• **Stated goal**
Can you set down, exactly as they appear below, the lines from the opening of the material through the one bearing "24, 21, 19, 17, 6, 6, 5, 3, 2, 1, 1]", minus the pictures?

+ + + + +

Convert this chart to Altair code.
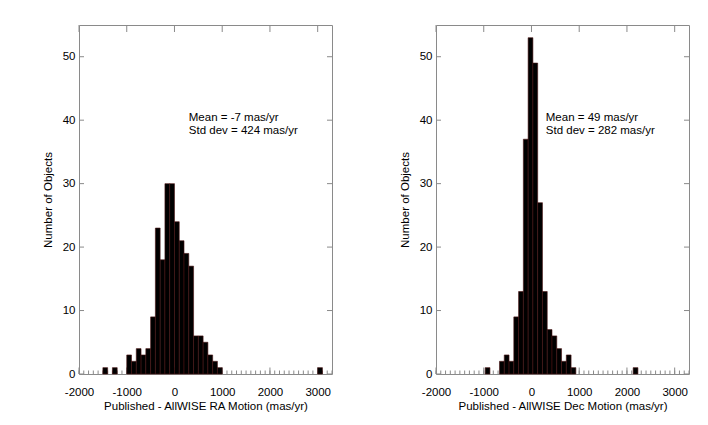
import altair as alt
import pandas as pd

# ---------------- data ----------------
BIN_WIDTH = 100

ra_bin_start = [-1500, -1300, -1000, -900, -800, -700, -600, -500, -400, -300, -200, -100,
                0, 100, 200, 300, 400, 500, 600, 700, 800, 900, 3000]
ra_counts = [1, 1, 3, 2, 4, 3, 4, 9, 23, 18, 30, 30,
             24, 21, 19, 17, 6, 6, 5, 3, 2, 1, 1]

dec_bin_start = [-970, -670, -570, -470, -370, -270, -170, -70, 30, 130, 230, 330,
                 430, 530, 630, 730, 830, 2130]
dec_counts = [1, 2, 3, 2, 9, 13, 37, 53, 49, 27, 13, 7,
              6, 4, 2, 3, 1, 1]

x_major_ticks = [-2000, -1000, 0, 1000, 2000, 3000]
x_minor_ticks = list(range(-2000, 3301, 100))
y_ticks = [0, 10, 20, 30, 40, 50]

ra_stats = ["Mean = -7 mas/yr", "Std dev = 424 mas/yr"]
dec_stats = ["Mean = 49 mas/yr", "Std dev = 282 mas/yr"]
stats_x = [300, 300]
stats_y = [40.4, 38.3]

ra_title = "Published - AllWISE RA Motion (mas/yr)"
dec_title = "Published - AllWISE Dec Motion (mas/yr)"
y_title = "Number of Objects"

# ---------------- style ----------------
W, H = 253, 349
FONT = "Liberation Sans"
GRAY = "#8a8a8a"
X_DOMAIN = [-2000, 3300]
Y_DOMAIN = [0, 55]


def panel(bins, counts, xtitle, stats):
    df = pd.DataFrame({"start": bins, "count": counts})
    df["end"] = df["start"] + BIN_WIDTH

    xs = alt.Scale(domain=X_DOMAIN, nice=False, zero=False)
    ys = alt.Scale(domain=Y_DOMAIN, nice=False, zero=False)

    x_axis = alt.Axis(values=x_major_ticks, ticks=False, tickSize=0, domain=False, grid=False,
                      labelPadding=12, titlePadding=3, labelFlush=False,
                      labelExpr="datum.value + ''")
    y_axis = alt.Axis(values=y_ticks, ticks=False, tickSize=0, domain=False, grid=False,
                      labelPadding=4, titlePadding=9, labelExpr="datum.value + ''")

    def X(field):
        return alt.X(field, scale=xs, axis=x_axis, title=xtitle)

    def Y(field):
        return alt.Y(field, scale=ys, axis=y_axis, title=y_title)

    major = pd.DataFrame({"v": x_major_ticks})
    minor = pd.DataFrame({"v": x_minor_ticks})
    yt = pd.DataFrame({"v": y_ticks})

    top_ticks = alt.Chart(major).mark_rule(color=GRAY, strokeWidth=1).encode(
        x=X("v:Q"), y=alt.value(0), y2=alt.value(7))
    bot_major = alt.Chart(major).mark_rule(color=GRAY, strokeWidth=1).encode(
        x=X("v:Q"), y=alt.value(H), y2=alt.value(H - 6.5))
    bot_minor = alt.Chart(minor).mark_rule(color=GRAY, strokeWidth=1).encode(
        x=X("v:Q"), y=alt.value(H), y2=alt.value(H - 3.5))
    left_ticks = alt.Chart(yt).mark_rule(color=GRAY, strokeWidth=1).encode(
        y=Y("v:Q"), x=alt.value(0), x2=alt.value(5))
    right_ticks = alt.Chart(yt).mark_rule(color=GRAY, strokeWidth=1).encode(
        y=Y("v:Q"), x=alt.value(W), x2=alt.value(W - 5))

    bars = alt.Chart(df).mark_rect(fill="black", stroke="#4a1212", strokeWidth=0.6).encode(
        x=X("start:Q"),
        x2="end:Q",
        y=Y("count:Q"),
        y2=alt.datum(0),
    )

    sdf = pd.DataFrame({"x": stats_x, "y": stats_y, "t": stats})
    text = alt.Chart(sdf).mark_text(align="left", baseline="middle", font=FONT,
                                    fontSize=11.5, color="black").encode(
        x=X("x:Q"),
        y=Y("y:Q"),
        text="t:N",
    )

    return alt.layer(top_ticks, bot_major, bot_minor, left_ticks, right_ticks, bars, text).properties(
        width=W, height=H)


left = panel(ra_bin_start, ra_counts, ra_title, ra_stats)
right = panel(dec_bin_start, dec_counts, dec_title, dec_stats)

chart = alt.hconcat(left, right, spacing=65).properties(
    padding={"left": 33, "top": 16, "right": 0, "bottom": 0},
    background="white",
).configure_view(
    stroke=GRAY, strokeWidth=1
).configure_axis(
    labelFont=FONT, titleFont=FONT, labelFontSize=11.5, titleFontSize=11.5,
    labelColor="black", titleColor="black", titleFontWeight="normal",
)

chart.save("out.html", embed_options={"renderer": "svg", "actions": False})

+ + + + +

• **Response for this exercise**
Convert this chart to Altair code.
import altair as alt
import pandas as pd

# ---------------- data ----------------
BIN_WIDTH = 100

ra_bin_start = [-1500, -1300, -1000, -900, -800, -700, -600, -500, -400, -300, -200, -100,
                0, 100, 200, 300, 400, 500, 600, 700, 800, 900, 3000]
ra_counts = [1, 1, 3, 2, 4, 3, 4, 9, 23, 18, 30, 30,
             24, 21, 19, 17, 6, 6, 5, 3, 2, 1, 1]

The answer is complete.